Microsoft's deadline passed with the company refusing to raise its bid. On the other hand, the proxy contest and other hostilities that Microsoft threatened failed to materialize. Yang apparently held Ballmer off in several phone conversations in which he suggested that Yahoo would consider less than $40 a share. So negotiations continued, then turned serious, with Ballmer flying out to Yahoo headquarters, bankers and lawyers blazing.
Apparently it all came down to numbers. Yang wanted $38 per share. Ballmer said he would pay no more than $33 per share. This was not pocket change; each dollar per share represents $1.4 billion in terms of the full bid. The two CEOs held a final meeting on Saturday at Microsoft headquarters. Yang backed down to $37 per share, but Ballmer refused to increase his company's bid any further.
Just hours later, in fact, Ballmer sent Yang a letter that has been circulating online, outlining his company's refusal to pursue the bid any further. In it, Ballmer describes the bids, pointing out that Microsoft's final bid would have offered a 70 percent premium over the price at which Yahoo's stock closed on January 31. Microsoft walked when Yahoo wanted another $5 billion over the company's final bid. Ballmer also acknowledged that taking the bid directly to the shareholders "would necessarily involve a protracted proxy contest and...in the interim, you would take steps that would make Yahoo! Undesirable as a acquisition for Microsoft."

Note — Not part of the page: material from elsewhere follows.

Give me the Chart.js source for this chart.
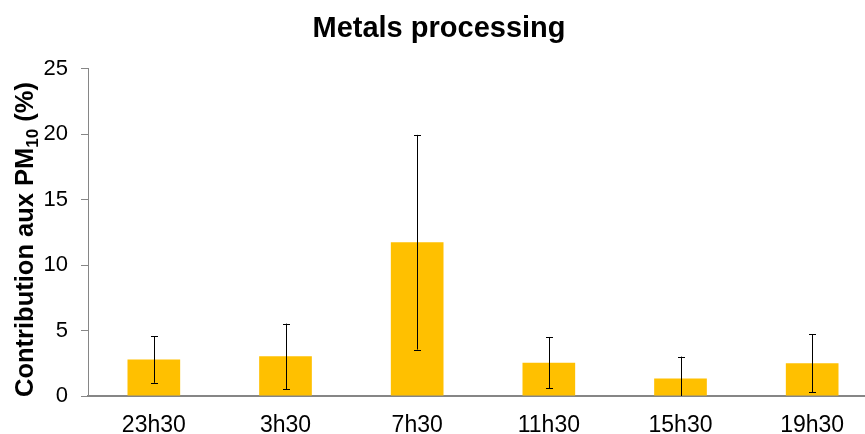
<!DOCTYPE html>
<html>
<head>
<meta charset="utf-8">
<script src="https://cdn.jsdelivr.net/npm/chart.js@4.4.0/dist/chart.umd.min.js"></script>
<style>
  html, body { margin: 0; padding: 0; background: #fff; overflow: hidden; }
  #wrap { width: 880px; height: 434px; }
</style>
</head>
<body>
<div id="wrap"><canvas id="myChart" width="880" height="434"></canvas></div>
<script>
// data
const hours = ['23h30', '3h30', '7h30', '11h30', '15h30', '19h30'];
const contribution = [2.78, 3.03, 11.75, 2.55, 1.33, 2.5];
const errors = [1.77, 2.5, 8.2, 1.96, 1.68, 2.2];
const yTicks = [0, 5, 10, 15, 20, 25];

const FONT = '"Liberation Sans", Arial, sans-serif';
const ch = document.getElementById('myChart').getContext('2d');

// black error bars, clipped at the axis
const errorBars = {
    id: 'errorBars',
    afterDatasetsDraw(chart) {
        const ctx = chart.ctx;
        const y = chart.scales.y;
        const area = chart.chartArea;
        const meta = chart.getDatasetMeta(0);
        ctx.save();
        ctx.strokeStyle = '#000';
        ctx.lineWidth = 1;
        meta.data.forEach((bar, i) => {
            const v = contribution[i], e = errors[i];
            const top = y.getPixelForValue(v + e);
            const bot = Math.min(y.getPixelForValue(v - e), area.bottom);
            const x = Math.round(bar.x) + 0.5;
            ctx.beginPath();
            ctx.moveTo(x, top);
            ctx.lineTo(x, bot);
            ctx.moveTo(x - 3.5, Math.round(top) + 0.5);
            ctx.lineTo(x + 3.5, Math.round(top) + 0.5);
            if (v - e >= 0) {
                ctx.moveTo(x - 3.5, Math.round(bot) + 0.5);
                ctx.lineTo(x + 3.5, Math.round(bot) + 0.5);
            }
            ctx.stroke();
        });
        ctx.restore();
    }
};

// y axis title with a real subscript
const yTitle = {
    id: 'yTitle',
    afterDraw(chart) {
        const ctx = chart.ctx;
        const big = 'bold 25.5px ' + FONT;
        const small = 'bold 17px ' + FONT;
        const parts = [['Contribution aux PM', big, 0], ['10', small, 5], [' (%)', big, 0]];
        ctx.save();
        let total = 0;
        parts.forEach(p => { ctx.font = p[1]; total += ctx.measureText(p[0]).width; });
        ctx.translate(33, 239.5);
        ctx.rotate(-Math.PI / 2);
        ctx.fillStyle = '#000';
        ctx.textBaseline = 'alphabetic';
        let x = -total / 2;
        parts.forEach(p => {
            ctx.font = p[1];
            ctx.fillText(p[0], x, p[2]);
            x += ctx.measureText(p[0]).width;
        });
        ctx.restore();
    }
};

const data = {
    labels: hours,
    datasets: [{
        label: 'Metals processing',
        data: contribution,
        backgroundColor: '#FFC000',
        borderWidth: 0,
        categoryPercentage: 1,
        barPercentage: 0.4
    }]
};

const config = {
    type: 'bar',
    data: data,
    options: {
        responsive: false,
        animation: false,
        layout: { padding: { left: 0, right: 2, top: 0, bottom: 0 } },
        plugins: {
            legend: { display: false },
            tooltip: { enabled: false },
            title: {
                display: true,
                text: 'Metals processing',
                color: '#000',
                font: { family: FONT, size: 29, weight: 'bold' },
                padding: { top: 12, bottom: 22 }
            }
        },
        scales: {
            x: {
                grid: { display: false },
                border: { color: '#868686', width: 2 },
                ticks: {
                    color: '#000',
                    padding: 8,
                    font: { family: FONT, size: 23 }
                },
                afterFit(scale) { scale.height = 38; }
            },
            y: {
                min: 0,
                max: 25,
                afterBuildTicks(scale) { scale.ticks = yTicks.map(v => ({ value: v })); },
                grid: { drawOnChartArea: false, drawTicks: true, tickLength: 7, color: '#868686' },
                border: { color: '#868686', width: 1 },
                ticks: {
                    color: '#000',
                    padding: 13,
                    font: { family: FONT, size: 22 }
                },
                afterFit(scale) { scale.width = 88; }
            }
        }
    },
    plugins: [errorBars, yTitle]
};

const myChart = new Chart(ch, config);
</script>
</body>
</html>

Ballmer is referring to Yahoo's recent experiment with Google to outsource "key paid Internet search terms" -- or, in other words, letting Google handle some of Yahoo's paid search advertising. Ballmer points out a number of disadvantages to that approach, including undermining Yahoo's own long-term strategy vis a vis its Panama advertising platform. One can only assume the move on Yahoo's part was desperate enough to make Microsoft withdraw its bid completely, because that's exactly what happened.